In 1980, Toots recorded a live album with guitarist Joe Pass. In 1992, he recorded the first of two Brazil Project albums, with top Brazilian artists Gilberto Gil, Oscar Castro-Neves, Caetano Veloso and others.
He developed a special musical friendship with Quincy Jones. In the liner notes of his 1995 CD, Q’s Jook Joint, Jones wrote, “I can say without hesitation that Toots is one of the greatest musicians of our time. On his instrument he ranks with the best that jazz has ever produced. He goes for the heart and makes you cry. We have worked together more times than I can count and he always keeps me coming back for more. …”
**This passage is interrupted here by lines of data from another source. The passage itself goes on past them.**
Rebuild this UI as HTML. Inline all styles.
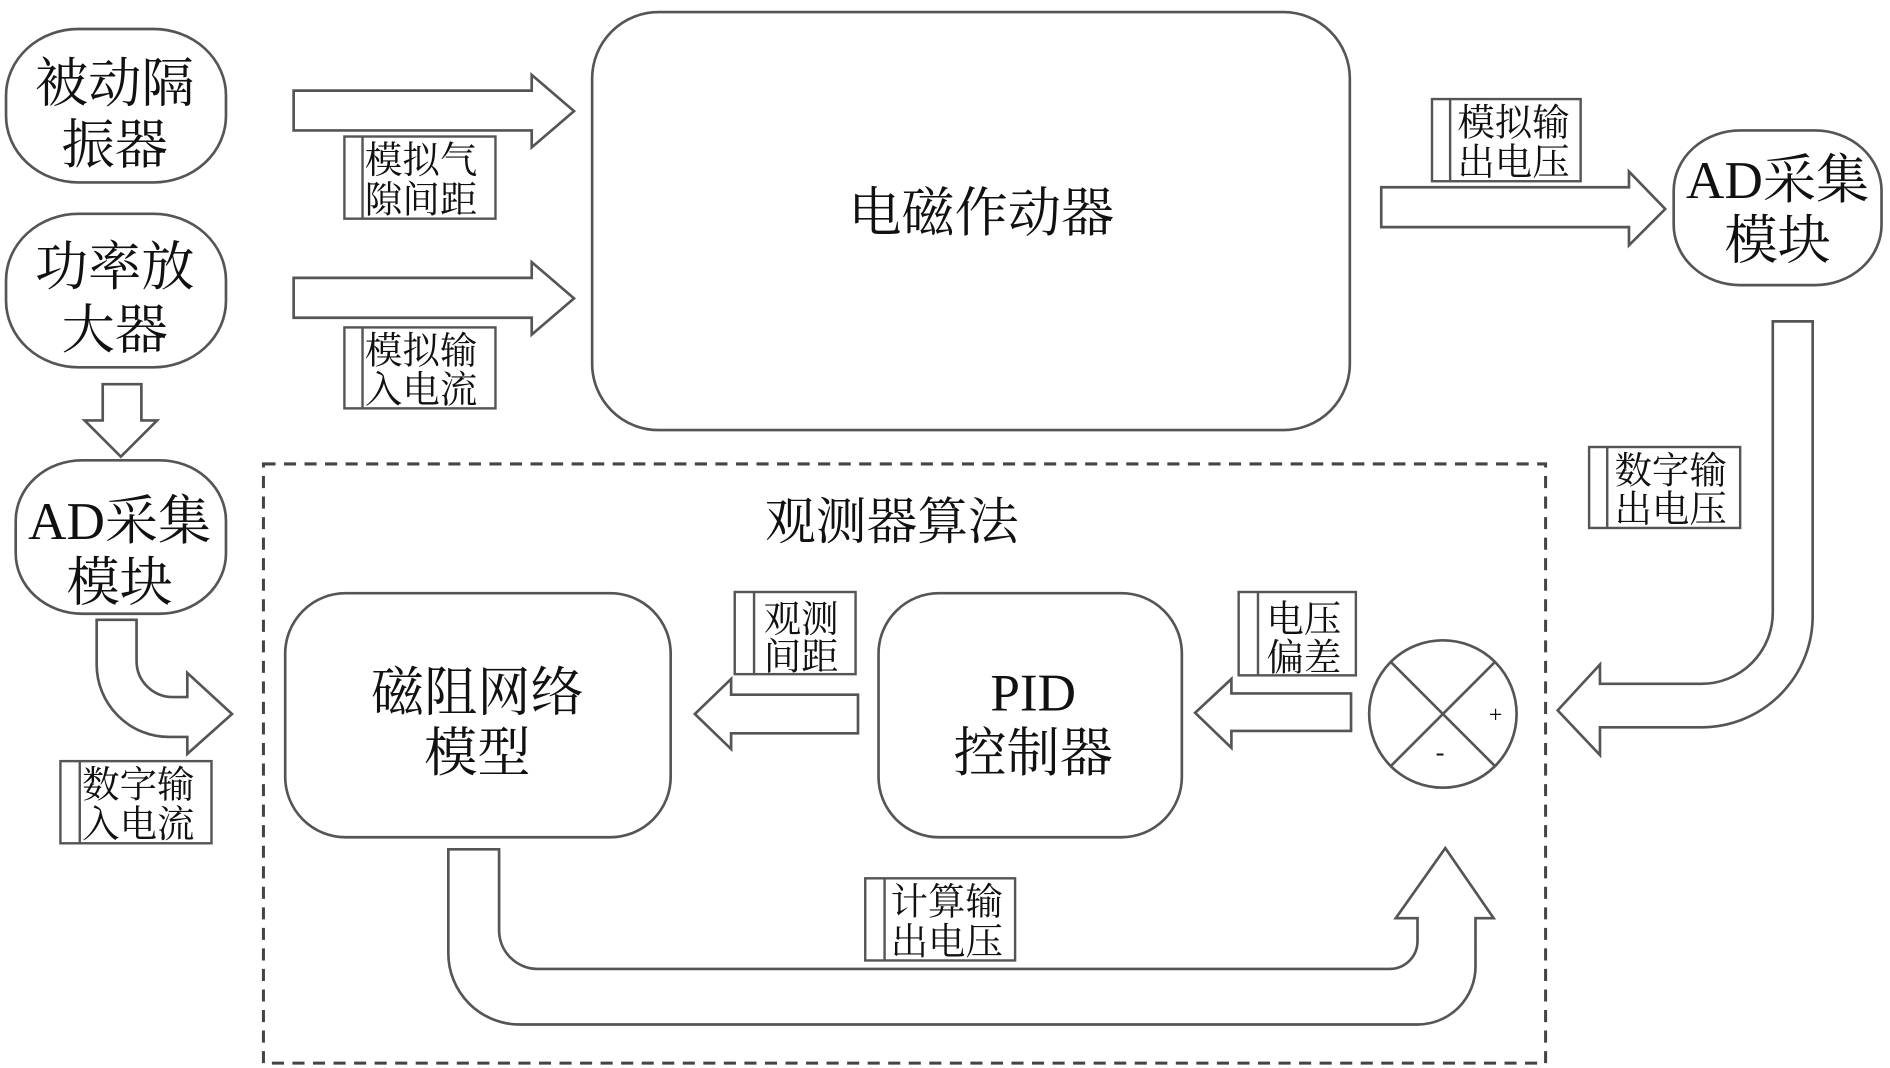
<!DOCTYPE html>
<html><head><meta charset="utf-8"><style>
html,body{margin:0;padding:0;background:#fff;width:1890px;height:1068px;overflow:hidden}
svg{display:block}
text{font-family:"Liberation Serif","Noto Serif CJK SC",serif;fill:#111}
</style></head><body>
<svg width="1890" height="1068" viewBox="0 0 1564 884" preserveAspectRatio="none" xmlns="http://www.w3.org/2000/svg">
<g fill="#fff" stroke="#555" stroke-width="2.2">
<!-- left nodes -->
<rect x="5" y="24" width="182" height="127" rx="60" ry="55"/>
<rect x="5" y="177" width="182" height="127" rx="60" ry="55"/>
<rect x="13" y="381" width="174" height="127" rx="55" ry="50"/>
<rect x="1385" y="108" width="172" height="128" rx="55" ry="50"/>
<!-- big box -->
<rect x="490" y="10" width="627" height="346" rx="55" ry="55"/>
<!-- down arrow -->
<path d="M85,318 L117,318 L117,348 L130,348 L100,378 L70,348 L85,348 Z"/>
<!-- right arrows -->
<path d="M243,75 L440,75 L440,62 L475,92 L440,122 L440,108 L243,108 Z"/>
<path d="M243,230 L440,230 L440,217 L475,247 L440,277 L440,263 L243,263 Z"/>
<path d="M1143,155 L1348,155 L1348,142 L1378,173 L1348,203 L1348,188 L1143,188 Z"/>
<!-- right pipe -->
<path d="M1467,266 L1500,266 L1500,510 A92,92 0 0 1 1408,602 L1324,602 L1324,625 L1289,588 L1324,550 L1324,566 L1408,566 A59,59 0 0 0 1467,507 Z"/>
<!-- left pipe -->
<path d="M80,513 L113,513 L113,547 A30,30 0 0 0 143,577 L155,577 L155,557 L192,591 L155,624 L155,610 L140,610 A60,60 0 0 1 80,550 Z"/>
<!-- dashed box -->
<rect x="218" y="384" width="1061" height="496" fill="none" stroke="#444" stroke-width="2.5" stroke-dasharray="10,7"/>
<!-- inner boxes -->
<rect x="236" y="491" width="319" height="202" rx="50" ry="50"/>
<rect x="727" y="491" width="251" height="202" rx="50" ry="50"/>
<circle cx="1194" cy="591" r="61"/>
<line x1="1151" y1="548" x2="1237" y2="634"/>
<line x1="1237" y1="548" x2="1151" y2="634"/>
<!-- inner arrows -->
<path d="M1118,574 L1118,605 L1019,605 L1019,619 L989,590 L1019,562 L1019,574 Z"/>
<path d="M710,575 L710,607 L605,607 L605,620 L575,591 L605,562 L605,575 Z"/>
<path d="M371,703 L413,703 L413,770 A32,32 0 0 0 445,802 L1150,802 A23,23 0 0 0 1173,779 L1173,760 L1155,760 L1196,702 L1236,760 L1221,760 L1221,800 A48,48 0 0 1 1173,848 L430,848 A59,59 0 0 1 371,789 Z"/>
</g>
<!-- labels -->
<g fill="#fff" stroke="#555" stroke-width="2">
<rect x="285" y="113" width="125" height="68"/><line x1="300" y1="113" x2="300" y2="181"/>
<rect x="285" y="271" width="125" height="67"/><line x1="300" y1="271" x2="300" y2="338"/>
<rect x="1185" y="82" width="123" height="68"/><line x1="1200" y1="82" x2="1200" y2="150"/>
<rect x="1315" y="370" width="125" height="67"/><line x1="1330" y1="370" x2="1330" y2="437"/>
<rect x="608" y="490" width="100" height="68"/><line x1="624" y1="490" x2="624" y2="558"/>
<rect x="1025" y="490" width="97" height="69"/><line x1="1041" y1="490" x2="1041" y2="559"/>
<rect x="50" y="630" width="125" height="68"/><line x1="66" y1="630" x2="66" y2="698"/>
<rect x="716" y="727" width="124" height="68"/><line x1="732" y1="727" x2="732" y2="795"/>
</g>
<g font-size="31">
<text x="302" y="143">模拟气</text><text x="302" y="176">隙间距</text>
<text x="302" y="301">模拟输</text><text x="302" y="333">入电流</text>
<text x="1206" y="112">模拟输</text><text x="1206" y="145">出电压</text>
<text x="1336" y="400">数字输</text><text x="1336" y="432">出电压</text>
<text x="632" y="523">观测</text><text x="632" y="554">间距</text>
<text x="1048" y="523">电压</text><text x="1048" y="555">偏差</text>
<text x="68" y="660">数字输</text><text x="68" y="693">入电流</text>
<text x="737" y="757">计算输</text><text x="737" y="790">出电压</text>
</g>
<g font-size="44" text-anchor="middle">
<text x="95" y="84">被动隔</text><text x="95" y="135">振器</text>
<text x="95" y="236">功率放</text><text x="95" y="288">大器</text>
<text x="99" y="446">AD采集</text><text x="99" y="497">模块</text>
<text x="1471" y="164">AD采集</text><text x="1471" y="214">模块</text>
<text x="812" y="191">电磁作动器</text>
<text x="738" y="446" font-size="42">观测器算法</text>
<text x="395" y="588">磁阻网络</text><text x="395" y="638">模型</text>
<text x="855" y="588">PID</text><text x="855" y="638">控制器</text>
</g>
<text x="1232" y="598" font-size="20" font-family="Liberation Sans,sans-serif">+</text>
<text x="1188" y="630" font-size="22" font-family="Liberation Sans,sans-serif">-</text>
</svg>
</body></html>
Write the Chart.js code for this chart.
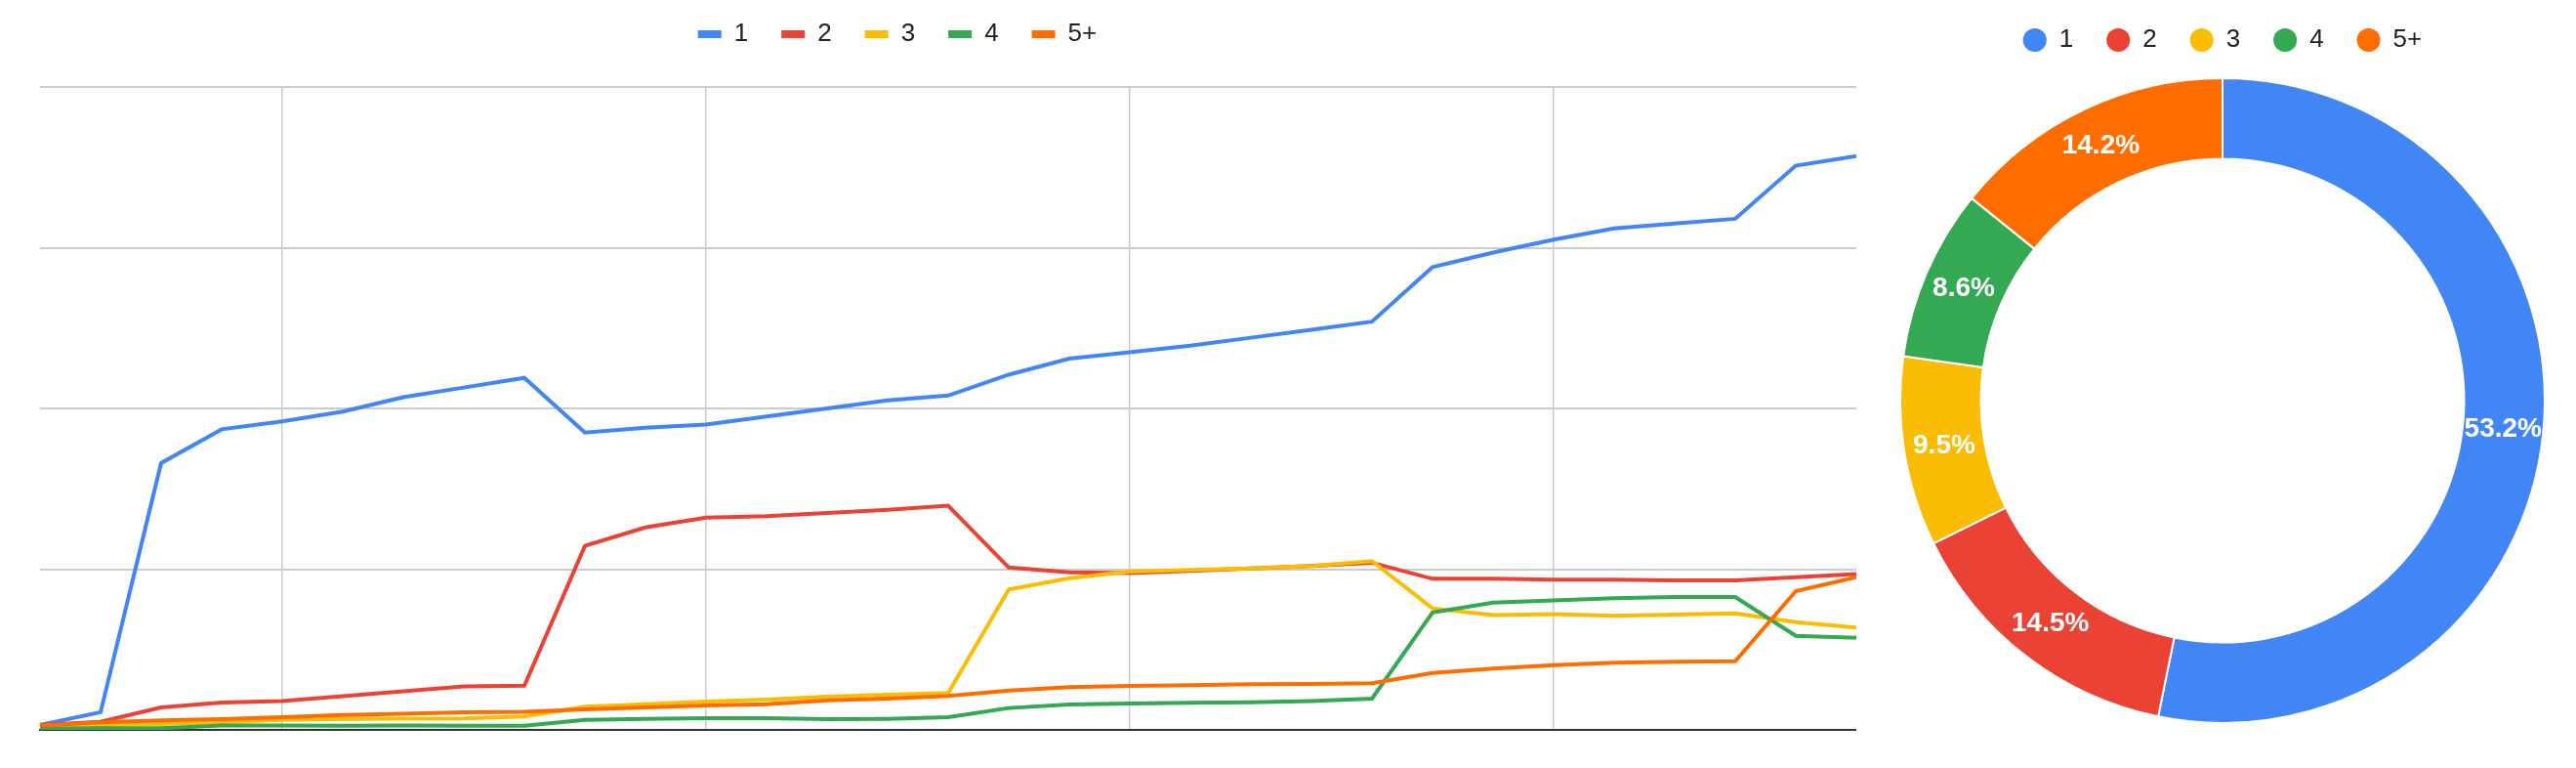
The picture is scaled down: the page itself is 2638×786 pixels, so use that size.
<!DOCTYPE html>
<html>
<head>
<meta charset="utf-8">
<title>Series over time and share</title>
<script src="https://cdn.jsdelivr.net/npm/chart.js@4/dist/chart.umd.min.js"></script>
<style>
  html, body { margin: 0; padding: 0; background: #fff; }
  body { position: relative; width: 2638px; height: 786px; overflow: hidden; }
  #lines { position: absolute; left: -63px; top: -12px; }
  #share { position: absolute; left: 1914px; top: -6px; }
</style>
</head>
<body>
<canvas id="lines" width="1964" height="769"></canvas>
<canvas id="share" width="724" height="800"></canvas>
<script>
const categories = ['1', '2', '3', '4', '5', '6', '7', '8', '9', '10', '11', '12', '13', '14', '15', '16',
  '17', '18', '19', '20', '21', '22', '23', '24', '25', '26', '27', '28', '29', '30', '31'];
const seriesNames = ['1', '2', '3', '4', '5+'];
const seriesColors = ['#4285F4', '#EA4335', '#FBBC04', '#34A853', '#FF6D01'];

const series1 = [3, 11, 166, 187, 192, 198, 207, 213, 219, 185, 188, 190, 195, 200, 205, 208,
  221, 231, 235, 239, 244, 249, 254, 288, 297, 305, 312, 315, 318, 351, 357];
const series2 = [3, 5, 14, 17, 18, 21, 24, 27, 27.5, 114.5, 126, 132, 133, 135, 137, 139.5,
  101, 98, 97.5, 99, 100.5, 102, 104, 94, 94, 93.5, 93.5, 93, 93, 95, 97];
const series3 = [2.4, 3, 3.6, 4.7, 6.3, 6.9, 7, 7.2, 8.3, 14.4, 16, 17.6, 18.8, 20.7, 21.9, 22.9,
  87.4, 94.4, 98.5, 99.5, 100.5, 102, 105, 75.6, 71.5, 72, 71, 71.7, 72.5, 67, 63.6];
const series4 = [0.8, 1, 1, 2.8, 2.7, 2.6, 2.7, 2.6, 2.6, 6.3, 6.9, 7.3, 7.3, 6.7, 6.9, 7.9,
  13.6, 15.8, 16.4, 16.8, 17.2, 18, 19.5, 73.1, 79.2, 80.6, 81.9, 82.7, 82.7, 58.5, 57.3];
const series5 = [2.6, 4.7, 5.9, 6.7, 7.9, 9.3, 10.1, 10.9, 11.3, 12.8, 14, 15.2, 16, 18.4, 19.5, 21.1,
  24.5, 26.6, 27.4, 27.8, 28.4, 28.6, 29, 35.4, 38.1, 40.3, 41.8, 42.4, 42.7, 86.3, 95];

// share of each series (doughnut)
const shareValues = [53.2, 14.5, 9.5, 8.6, 14.2];

const yMax = 400;
const yStep = 100;

Chart.defaults.font.family = "'Liberation Sans', Arial, sans-serif";
Chart.defaults.color = '#222';

const lineData = [series1, series2, series3, series4, series5];

new Chart(document.getElementById('lines'), {
  type: 'line',
  data: {
    labels: categories,
    datasets: seriesNames.map((name, i) => ({
      label: name,
      data: lineData[i],
      xAxisID: 'x',
      borderColor: seriesColors[i],
      backgroundColor: seriesColors[i],
      borderWidth: 4,
      pointRadius: 0,
      tension: 0,
      // later series are drawn on top
      order: seriesNames.length - i
    }))
  },
  options: {
    responsive: false,
    animation: false,
    layout: { padding: { bottom: 10 } },
    plugins: {
      tooltip: { enabled: false },
      legend: {
        labels: {
          font: { size: 26 },
          boxWidth: 24,
          boxHeight: 8,
          padding: 34,
          sort: (a, b) => a.datasetIndex - b.datasetIndex,
          generateLabels: chart => Chart.defaults.plugins.legend.labels.generateLabels(chart)
            .map(item => Object.assign(item, { lineWidth: 0 }))
        }
      }
    },
    scales: {
      x: {
        grid: {
          color: ctx => (ctx.index % 7 === 4 ? '#cccccc' : 'rgba(0,0,0,0)'),
          lineWidth: 1.5,
          drawTicks: false
        },
        border: { display: true, color: '#333333', width: 2 },
        ticks: { display: false },
        afterFit: scale => { scale.height = 0; }
      },
      xTop: {
        type: 'category',
        position: 'top',
        grid: { display: false },
        border: { display: false },
        ticks: { display: false },
        afterFit: scale => { scale.height = 31; }
      },
      y: {
        min: 0,
        max: yMax,
        ticks: { display: false, stepSize: yStep },
        grid: {
          color: ctx => (ctx.tick.value === 0 ? '#333333' : '#cccccc'),
          lineWidth: 2,
          drawTicks: false
        },
        border: { display: false },
        afterFit: scale => { scale.width = 104; }
      }
    }
  }
});

const shareLabels = {
  id: 'shareLabels',
  afterDatasetsDraw(chart) {
    const ctx = chart.ctx;
    const meta = chart.getDatasetMeta(0);
    const values = chart.data.datasets[0].data;
    const total = values.reduce((a, b) => a + b, 0);
    ctx.save();
    ctx.font = "bold 28px 'Liberation Sans', Arial, sans-serif";
    ctx.fillStyle = '#ffffff';
    ctx.textAlign = 'center';
    ctx.textBaseline = 'middle';
    meta.data.forEach((arc, i) => {
      const pos = arc.tooltipPosition();
      ctx.fillText((values[i] / total * 100).toFixed(1) + '%', pos.x, pos.y);
    });
    ctx.restore();
  }
};

new Chart(document.getElementById('share'), {
  type: 'doughnut',
  data: {
    labels: seriesNames,
    datasets: [{
      data: shareValues,
      backgroundColor: seriesColors,
      borderColor: '#ffffff',
      borderWidth: 2,
      radius: 330,
      cutout: '75%'
    }]
  },
  options: {
    responsive: false,
    animation: false,
    layout: { padding: { bottom: 38 } },
    plugins: {
      tooltip: { enabled: false },
      legend: {
        labels: {
          font: { size: 26 },
          usePointStyle: true,
          pointStyle: 'circle',
          boxWidth: 24,
          boxHeight: 17,
          padding: 34,
          generateLabels: chart => Chart.overrides.doughnut.plugins.legend.labels.generateLabels(chart)
            .map(item => Object.assign(item, { lineWidth: 0 }))
        }
      }
    }
  },
  plugins: [shareLabels]
});
</script>
</body>
</html>
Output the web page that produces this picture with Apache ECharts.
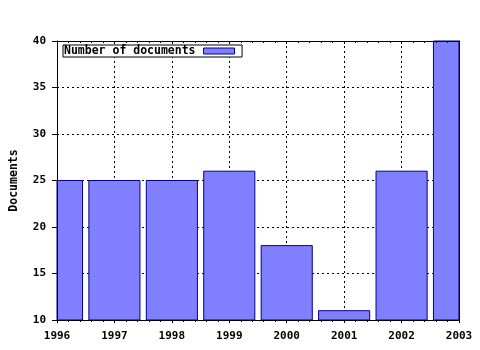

This reporter will always feel fortunate to have witnessed Toots perform with Kenny Werner at the 2011 Detroit Jazzfest. He always brought an unforgettable bitter-sweetness through his instrument, which readers will recognize if they listen to any of the worthwhile links above.
It is fitting that his website features his words, “I feel best in that little space between a smile and a tear.”
In 1992, he described his own music to the Los Angeles Times: “Sometimes I play a pretty ballad, and I almost cry myself. That’s my nature. Where do you think the blues, or ballads, the good songs, come from? They didn’t come out of a belly laugh…or a military salute.”